333 West Superior Street | Architect: George Wirth | Built: 1883 | Lost: 1889
In the early 1880s, after the developing grain trade helped Duluth recover from the financial panic of 1873, pioneers and civic leaders Roger Munger and Clinton Markell felt the city’s growing population could support a major theater to attract musical, dramatic, and literary productions. They hired St. Paul architect George Wirth to design the Grand Opera House, which stood at 333 West Superior Street—the northeast corner of Superior and Fourth Avenue West. Perhaps the most architecturally adorned building that ever graced Duluth, it would serve Duluth for just six years.
The Grand Opera House stood four stories tall and was capped with a Mansard roof executed in several different shades of purple and crowned with iron cresting. Its exterior walls were brick with terra cotta and brownstone trim. Its central pavilion along Superior Street featured the grand entrance over which sat an arched balcony and a dome with dormers, columns, and finials. A round tower topped the building’s corner, and the entire building was adorned with a profusion of carved ornamentation. The building was fitted for steam, water, and gas and included a hydraulic elevator.
The auditorium held 1,000 seats at a time when only 13,000 people lived in Duluth; it could house 8 percent of the entire population. At thirty-three feet deep, fifty-two feet wide, and thirty-five feet high, its stage was unusually large for its day. It was built by master stage carpenter G. H. Carter of Chicago. The Duluth Weekly Tribune announced that, “There is no modern improvement or convenience that he has not adopted.” The stage was outfitted with a “dozen sets and fifty or more wing pieces” and two drop curtains. One curtain showed a view of Venice, Italy, and the other was “of satin of old gold color, with heavy trimming at the bottom of crimson and gold.” At $1,100—nearly $41,000 today—the curtain was described as “the most costly in America.”
The theater held six private boxes holding a total of thirty-two seats. The Duluth Weekly Tribune described their lavishness: “over the upper box a very handsome ‘hood’ in ornamental and gilded iron work reaches to the ceiling. The boxes are enclosed by nickel-plated rails, and draped with maroon silk and blue Turkish satin curtains.”
Duluth’s social elite, including Luther Mendenhall and Judge J. D. Ensign, scrambled for the best private box in the house but were outbid by A. J. Whiteman. They were all in attendance opening night, September 20, 1883, when the Emma Abbott Opera Company presented the popular opera Martha to a full house, which included architect George Wirth and his wife, who traveled from St. Paul for the event. (Read more about opening night here.)

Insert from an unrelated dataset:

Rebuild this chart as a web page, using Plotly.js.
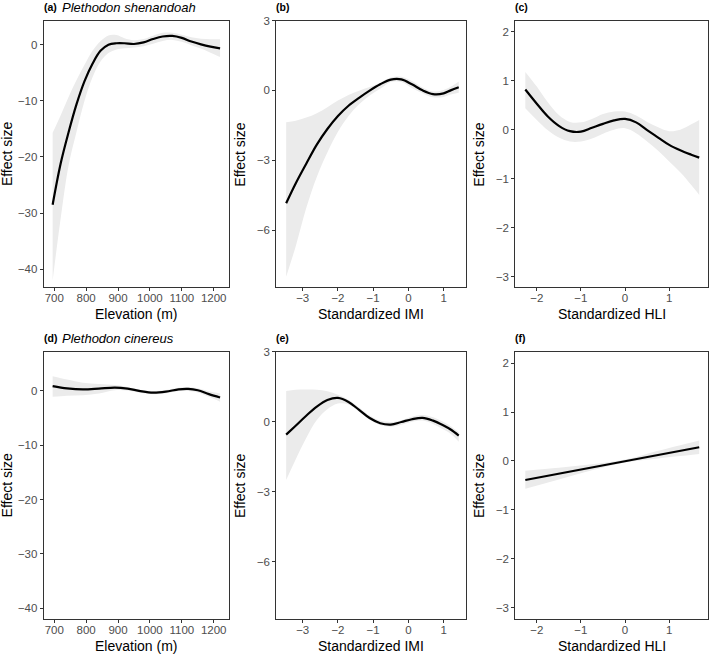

Duluthians relished their elegant show place—the Duluth Daily News referred to it as “Duluth’s pride and joy.” In addition to the auditorium, which brought world-class entertainment to Duluth, the Grand Opera House served Duluth in many other ways. It was home to the Chamber of Commerce, the Ladies Literary Library (which would evolve into the Duluth Public Library), a few sleeping rooms, Gasser’s Grocery, several offices (including those of the West Duluth Land Company and Munger and Markell’s Lake Superior Elevator Company) and the Kitchi Gammi Club, which occupied most of the top floor.
Only six years after the Grand Opera House opened, a disastrous fire of unknown origin began in Grasser’s Grocery on the bitterly cold night of January 28, 1889. The Duluth Daily News cited fire fighting delays and blunders for allowing it to grow out of control. Fire spread rapidly, leaving the building in ruins.
Twelve people were asleep inside, including the janitor and his family. The last one out was A. J. Whitemen, who later became notorious as a forger known as “Jim the Penman.” Then a “handsome” senator, Whiteman was saved when he crawled out of a third-floor window and down a ladder; years later he would be captured by Pinkerton detectives attempting to escape them from his family home in New York by crawling out of a third-story window and down a ladder.
The next day the last standing brick wall collapsed, killing Elmer Chamberlain, who was working next door at the book and stationery store he owned with William. S. Albertson. The theater was not rebuilt; the following year the original Phoenix Block was constructed on the site. In 1994, that building was also destroyed by fire; the building that replaced it is also called the Phoenix Block.